Transparency, schmansparency

Every year, Beaconites like to complain about closed-door government affairs that should, by any transparency standards, be open to the public. Currently, lawmakers are in the midst of one of the biggest examples of this: the deliberations of the Standing Finance Committee, when various department heads and high-level government officials try to woo lawmakers into giving them an ample piece of the budgetary pie. Though government issues a report after the deliberations, it is frequently redacted and very often hard to interpret. For all the recent talk of transparency, accountability and good governance spoken into microphones at the House of Assembly chambers and throughout the halls of the Central Administration Building, lawmakers seem to have little appetite to throw actual sunshine on some of the most important government discussions of the year — those directly involving the direction and shape of the now-stressed public purse.

 

Shelter closure

Less than two months away from the start of the 2018 hurricane season, the territory is still filled with reminders of the last one. One significant change has happened, though — the Multi-purpose Sports Complex in Road Town is no longer being used to house dispossessed people. As of last week, the gymnasium that used to be full of cots, air mattresses, clothes and other personal items is now — almost eerily — empty.

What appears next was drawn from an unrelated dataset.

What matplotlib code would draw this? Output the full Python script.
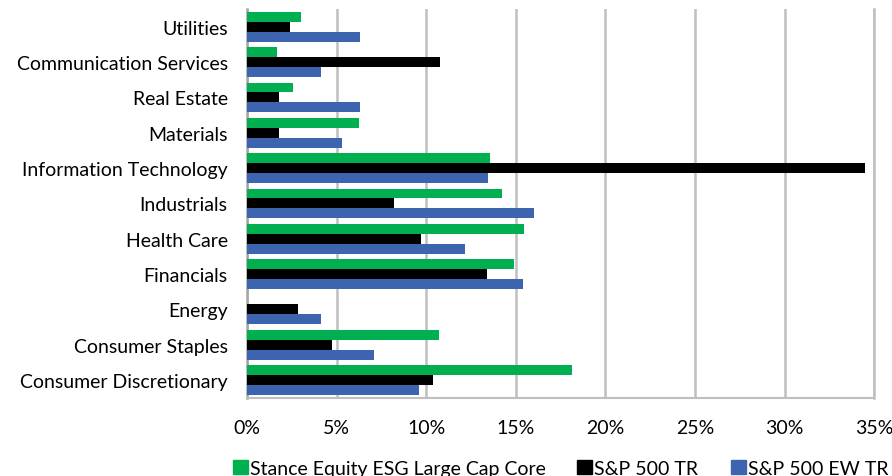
import matplotlib
matplotlib.use('Agg')
import matplotlib.pyplot as plt
import numpy as np
from matplotlib.patches import Patch
from matplotlib.ticker import PercentFormatter

# sectors, bottom to top
categories = ['Consumer Discretionary', 'Consumer Staples', 'Energy', 'Financials',
              'Health Care', 'Industrials', 'Information Technology', 'Materials',
              'Real Estate', 'Communication Services', 'Utilities']
stance = [18.15, 10.7, 0.0, 14.9, 15.45, 14.25, 13.55, 6.25, 2.55, 1.65, 3.0]
sp500 = [10.4, 4.75, 2.84, 13.4, 9.68, 8.2, 34.5, 1.8, 1.8, 10.75, 2.4]
sp500_ew = [9.6, 7.1, 4.12, 15.4, 12.15, 16.0, 13.45, 5.3, 6.33, 4.12, 6.33]
series_names = ['Stance Equity ESG Large Cap Core', 'S&P 500 TR', 'S&P 500 EW TR']
colors = ['#00B050', '#000000', '#3D64AE']

plt.rcParams['font.family'] = ['Lato', 'DejaVu Sans']
FS = 14

fig = plt.figure(figsize=(8.92, 4.77), dpi=100)
ax = fig.add_axes([0.277, 0.164, 0.703, 0.815])

y = np.arange(len(categories))
h = 0.28
ax.barh(y + h, stance, height=h, color=colors[0], zorder=3)
ax.barh(y, sp500, height=h, color=colors[1], zorder=3)
ax.barh(y - h, sp500_ew, height=h, color=colors[2], zorder=3)

ax.set_xlim(0, 35)
ax.set_ylim(-0.5, len(categories) - 0.5)
ax.set_xticks(np.arange(0, 36, 5))
ax.xaxis.set_major_formatter(PercentFormatter(decimals=0))
ax.set_yticks(y)
ax.set_yticklabels(categories)
ax.tick_params(axis='both', length=0, labelsize=FS, colors='#000000')
ax.tick_params(axis='x', pad=15)
ax.tick_params(axis='y', pad=14)

ax.grid(axis='x', color='#BFBFBF', linewidth=1.8, zorder=0)
ax.spines['top'].set_visible(False)
ax.spines['right'].set_color('#BFBFBF')
ax.spines['right'].set_linewidth(1.8)
ax.spines['left'].set_color('#A6A6A6')
ax.spines['left'].set_linewidth(1.8)
ax.spines['bottom'].set_color('#BFBFBF')
ax.spines['bottom'].set_linewidth(1.5)

# legend entries placed one by one, like the uneven spacing of the original
legend_x = [233, 577, 731]
for name, c, lx in zip(series_names, colors, legend_x):
    fig.legend([Patch(color=c)], [name], loc='center left',
               bbox_to_anchor=(lx / 892, 0.016), frameon=False, fontsize=FS,
               handlelength=0.75, handleheight=0.75, handletextpad=0.15,
               borderpad=0, borderaxespad=0)

fig.savefig('out.png', dpi=100)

Several of the people who used to inhabit that space have not moved home, but rather to another shelter on the island. While it’s a positive step forward (and certainly a long time coming) that the sports complex has been returned to its intended purpose, there’s a larger issue at play. Droves of VI residents found themselves homeless after Irma, and still haven’t been able to harness the resources they need to find permanent housing, even six months later. In the short time before the next hurricane season, government should examine what they’ll do if another Irma-like storm hits and the homeless population grows. Many of the designated emergency shelters were damaged last year, and some (at least one on Tortola) still house shelterees. Come June, if the season proves to be as active as last year, government might be forced to reopen the sports complex yet again.

 

First press conference

A Beaconite will readily admit that as a younger person, she did not ever really see herself as a journalist, and especially not the type of journalist who attends press conferences and asks hard-hitting questions of high-ranking political figures — such as the premier of the Virgin Islands. A mere six months ago, she had never interviewed a politician at all, and did not expect to. But last week, due to an unexpected set of circumstances involving a last-minute press conference, she found herself doing just that, throwing on a borrowed jacket and rushing off to the Central Administration Building, hoping her outfit would be deemed acceptable for such an event and she would not make a complete and utter fool of herself. Luckily for her, unlike the leaders of some other countries she could name, Premier Dr. Orlando Smith deserves credit for being surprisingly welcoming to reporters he probably does not recognise, even when they are peppering him with questions he would probably prefer not to answer (or like the Beaconite, reading them off a script). He may even recognise the Beaconite the next time he sees her, which is significant given the number of people he meets on a daily basis. In any case, she now knows that she is capable of handling this kind of important task without any major disasters, even though the idea of writing a story about circumnavigating Tortola in a sailboat race remains much less intimidating to her.